> **Exercise directions**
Reproduce exactly the lines below, from the first one through the line containing "color: '#999', width: 1", and omit any pictures.

> **Data lines**
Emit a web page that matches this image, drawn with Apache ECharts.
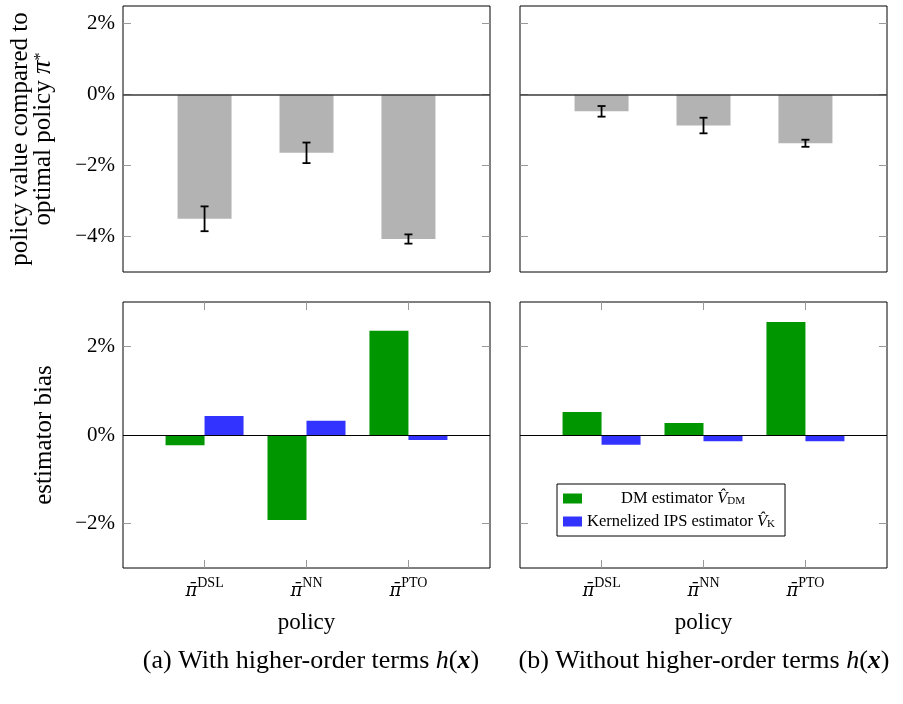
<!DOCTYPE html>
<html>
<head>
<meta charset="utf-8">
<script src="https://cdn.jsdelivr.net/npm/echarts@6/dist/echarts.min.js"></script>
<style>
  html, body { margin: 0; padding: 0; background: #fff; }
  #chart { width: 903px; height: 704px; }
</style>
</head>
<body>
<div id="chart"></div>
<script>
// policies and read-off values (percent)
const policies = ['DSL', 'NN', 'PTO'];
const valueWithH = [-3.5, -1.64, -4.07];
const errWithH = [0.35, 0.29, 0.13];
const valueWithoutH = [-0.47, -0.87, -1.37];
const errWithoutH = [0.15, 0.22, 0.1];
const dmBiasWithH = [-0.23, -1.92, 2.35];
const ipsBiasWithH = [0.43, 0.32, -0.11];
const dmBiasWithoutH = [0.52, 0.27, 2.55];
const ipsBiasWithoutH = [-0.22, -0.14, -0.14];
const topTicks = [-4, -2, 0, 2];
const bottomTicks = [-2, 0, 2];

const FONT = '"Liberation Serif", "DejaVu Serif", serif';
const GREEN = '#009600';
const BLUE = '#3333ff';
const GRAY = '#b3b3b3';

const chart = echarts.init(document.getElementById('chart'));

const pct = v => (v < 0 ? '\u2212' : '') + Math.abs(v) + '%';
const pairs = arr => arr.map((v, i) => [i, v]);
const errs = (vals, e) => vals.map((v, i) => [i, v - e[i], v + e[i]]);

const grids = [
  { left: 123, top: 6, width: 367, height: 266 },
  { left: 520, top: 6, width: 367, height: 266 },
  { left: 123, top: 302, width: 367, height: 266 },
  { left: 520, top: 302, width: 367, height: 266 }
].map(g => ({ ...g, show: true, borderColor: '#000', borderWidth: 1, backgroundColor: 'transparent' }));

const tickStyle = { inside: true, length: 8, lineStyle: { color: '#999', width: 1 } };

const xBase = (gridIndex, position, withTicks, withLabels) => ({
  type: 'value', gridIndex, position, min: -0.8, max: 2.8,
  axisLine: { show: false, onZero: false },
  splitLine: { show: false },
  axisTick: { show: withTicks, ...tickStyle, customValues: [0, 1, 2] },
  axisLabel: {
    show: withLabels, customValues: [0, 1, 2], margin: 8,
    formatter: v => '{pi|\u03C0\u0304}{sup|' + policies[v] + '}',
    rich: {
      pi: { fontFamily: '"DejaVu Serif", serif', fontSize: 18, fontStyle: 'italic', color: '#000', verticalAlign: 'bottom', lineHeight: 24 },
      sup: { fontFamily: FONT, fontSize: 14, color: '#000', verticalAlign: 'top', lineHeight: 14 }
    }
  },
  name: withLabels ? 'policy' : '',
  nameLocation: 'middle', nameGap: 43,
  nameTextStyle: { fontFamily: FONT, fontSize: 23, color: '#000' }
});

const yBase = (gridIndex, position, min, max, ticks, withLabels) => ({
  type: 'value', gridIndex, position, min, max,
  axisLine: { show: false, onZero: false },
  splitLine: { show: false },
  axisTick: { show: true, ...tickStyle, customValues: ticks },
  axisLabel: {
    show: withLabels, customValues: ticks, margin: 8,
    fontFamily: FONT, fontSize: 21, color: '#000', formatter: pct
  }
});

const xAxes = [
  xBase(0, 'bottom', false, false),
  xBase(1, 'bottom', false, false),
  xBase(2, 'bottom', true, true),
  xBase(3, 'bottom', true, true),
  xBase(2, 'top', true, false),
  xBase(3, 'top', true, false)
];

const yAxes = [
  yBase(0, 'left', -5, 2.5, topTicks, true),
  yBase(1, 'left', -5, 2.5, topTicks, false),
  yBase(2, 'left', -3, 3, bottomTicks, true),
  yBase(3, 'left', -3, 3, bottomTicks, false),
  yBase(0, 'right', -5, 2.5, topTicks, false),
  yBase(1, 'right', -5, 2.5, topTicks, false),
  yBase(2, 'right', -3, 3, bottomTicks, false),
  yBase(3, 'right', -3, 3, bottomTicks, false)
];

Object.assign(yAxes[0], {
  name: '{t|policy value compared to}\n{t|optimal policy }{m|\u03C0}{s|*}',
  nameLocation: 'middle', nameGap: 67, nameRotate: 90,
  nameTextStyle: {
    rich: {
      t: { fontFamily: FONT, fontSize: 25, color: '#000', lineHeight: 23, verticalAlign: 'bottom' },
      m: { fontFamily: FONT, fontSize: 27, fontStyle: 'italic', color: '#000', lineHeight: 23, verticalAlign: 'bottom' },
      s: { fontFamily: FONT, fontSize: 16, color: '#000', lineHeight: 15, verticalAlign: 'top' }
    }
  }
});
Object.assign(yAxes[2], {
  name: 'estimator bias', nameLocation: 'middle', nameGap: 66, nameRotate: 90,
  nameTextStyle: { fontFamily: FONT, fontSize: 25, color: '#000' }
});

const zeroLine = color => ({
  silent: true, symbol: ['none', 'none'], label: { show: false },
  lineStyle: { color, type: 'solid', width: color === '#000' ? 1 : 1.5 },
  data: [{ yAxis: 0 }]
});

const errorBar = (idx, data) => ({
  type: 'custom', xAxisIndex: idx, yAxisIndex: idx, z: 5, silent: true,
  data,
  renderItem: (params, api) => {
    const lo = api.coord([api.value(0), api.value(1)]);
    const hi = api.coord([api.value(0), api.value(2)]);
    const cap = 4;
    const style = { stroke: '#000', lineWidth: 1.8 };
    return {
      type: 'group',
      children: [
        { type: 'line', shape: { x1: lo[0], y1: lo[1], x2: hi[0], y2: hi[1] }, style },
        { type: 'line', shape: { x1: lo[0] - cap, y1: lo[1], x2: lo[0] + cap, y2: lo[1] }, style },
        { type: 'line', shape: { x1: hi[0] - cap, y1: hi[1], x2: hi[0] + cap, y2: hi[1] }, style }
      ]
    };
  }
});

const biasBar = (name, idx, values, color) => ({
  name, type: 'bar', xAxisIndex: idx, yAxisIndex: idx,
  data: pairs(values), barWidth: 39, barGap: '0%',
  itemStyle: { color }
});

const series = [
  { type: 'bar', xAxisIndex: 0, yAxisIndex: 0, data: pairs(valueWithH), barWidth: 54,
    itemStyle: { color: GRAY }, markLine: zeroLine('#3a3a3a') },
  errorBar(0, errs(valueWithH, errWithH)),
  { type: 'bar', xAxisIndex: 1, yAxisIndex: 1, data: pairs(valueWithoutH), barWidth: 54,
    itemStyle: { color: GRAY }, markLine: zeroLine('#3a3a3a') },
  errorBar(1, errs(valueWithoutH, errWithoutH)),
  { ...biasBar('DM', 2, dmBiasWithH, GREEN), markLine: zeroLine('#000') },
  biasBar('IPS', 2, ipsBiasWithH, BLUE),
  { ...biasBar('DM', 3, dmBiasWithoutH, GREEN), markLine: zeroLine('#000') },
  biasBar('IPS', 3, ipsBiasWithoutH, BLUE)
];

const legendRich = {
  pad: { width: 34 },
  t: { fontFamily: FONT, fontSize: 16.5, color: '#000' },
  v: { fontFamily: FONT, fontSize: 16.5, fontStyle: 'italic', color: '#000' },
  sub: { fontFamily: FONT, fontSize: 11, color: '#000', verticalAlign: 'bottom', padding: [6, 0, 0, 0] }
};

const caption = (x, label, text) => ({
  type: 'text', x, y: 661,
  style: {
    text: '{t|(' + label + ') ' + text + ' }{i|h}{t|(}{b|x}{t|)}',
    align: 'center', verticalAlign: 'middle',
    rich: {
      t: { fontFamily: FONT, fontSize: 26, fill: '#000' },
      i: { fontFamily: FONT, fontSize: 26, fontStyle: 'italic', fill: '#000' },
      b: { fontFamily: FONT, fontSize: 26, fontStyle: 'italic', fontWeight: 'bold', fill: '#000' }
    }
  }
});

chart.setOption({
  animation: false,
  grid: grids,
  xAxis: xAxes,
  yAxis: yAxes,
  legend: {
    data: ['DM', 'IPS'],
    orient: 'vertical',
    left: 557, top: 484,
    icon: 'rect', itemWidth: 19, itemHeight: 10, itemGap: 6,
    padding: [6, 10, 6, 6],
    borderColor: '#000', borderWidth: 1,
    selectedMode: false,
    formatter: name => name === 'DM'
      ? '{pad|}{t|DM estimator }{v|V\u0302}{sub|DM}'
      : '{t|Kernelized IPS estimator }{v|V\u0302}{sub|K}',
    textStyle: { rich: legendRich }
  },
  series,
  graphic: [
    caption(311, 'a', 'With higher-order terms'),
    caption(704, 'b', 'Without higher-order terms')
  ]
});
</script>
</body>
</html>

> **Answer to the exercise**
Emit a web page that matches this image, drawn with Apache ECharts.
<!DOCTYPE html>
<html>
<head>
<meta charset="utf-8">
<script src="https://cdn.jsdelivr.net/npm/echarts@6/dist/echarts.min.js"></script>
<style>
  html, body { margin: 0; padding: 0; background: #fff; }
  #chart { width: 903px; height: 704px; }
</style>
</head>
<body>
<div id="chart"></div>
<script>
// policies and read-off values (percent)
const policies = ['DSL', 'NN', 'PTO'];
const valueWithH = [-3.5, -1.64, -4.07];
const errWithH = [0.35, 0.29, 0.13];
const valueWithoutH = [-0.47, -0.87, -1.37];
const errWithoutH = [0.15, 0.22, 0.1];
const dmBiasWithH = [-0.23, -1.92, 2.35];
const ipsBiasWithH = [0.43, 0.32, -0.11];
const dmBiasWithoutH = [0.52, 0.27, 2.55];
const ipsBiasWithoutH = [-0.22, -0.14, -0.14];
const topTicks = [-4, -2, 0, 2];
const bottomTicks = [-2, 0, 2];

const FONT = '"Liberation Serif", "DejaVu Serif", serif';
const GREEN = '#009600';
const BLUE = '#3333ff';
const GRAY = '#b3b3b3';

const chart = echarts.init(document.getElementById('chart'));

const pct = v => (v < 0 ? '\u2212' : '') + Math.abs(v) + '%';
const pairs = arr => arr.map((v, i) => [i, v]);
const errs = (vals, e) => vals.map((v, i) => [i, v - e[i], v + e[i]]);

const grids = [
  { left: 123, top: 6, width: 367, height: 266 },
  { left: 520, top: 6, width: 367, height: 266 },
  { left: 123, top: 302, width: 367, height: 266 },
  { left: 520, top: 302, width: 367, height: 266 }
].map(g => ({ ...g, show: true, borderColor: '#000', borderWidth: 1, backgroundColor: 'transparent' }));

const tickStyle = { inside: true, length: 8, lineStyle: { color: '#999', width: 1 } };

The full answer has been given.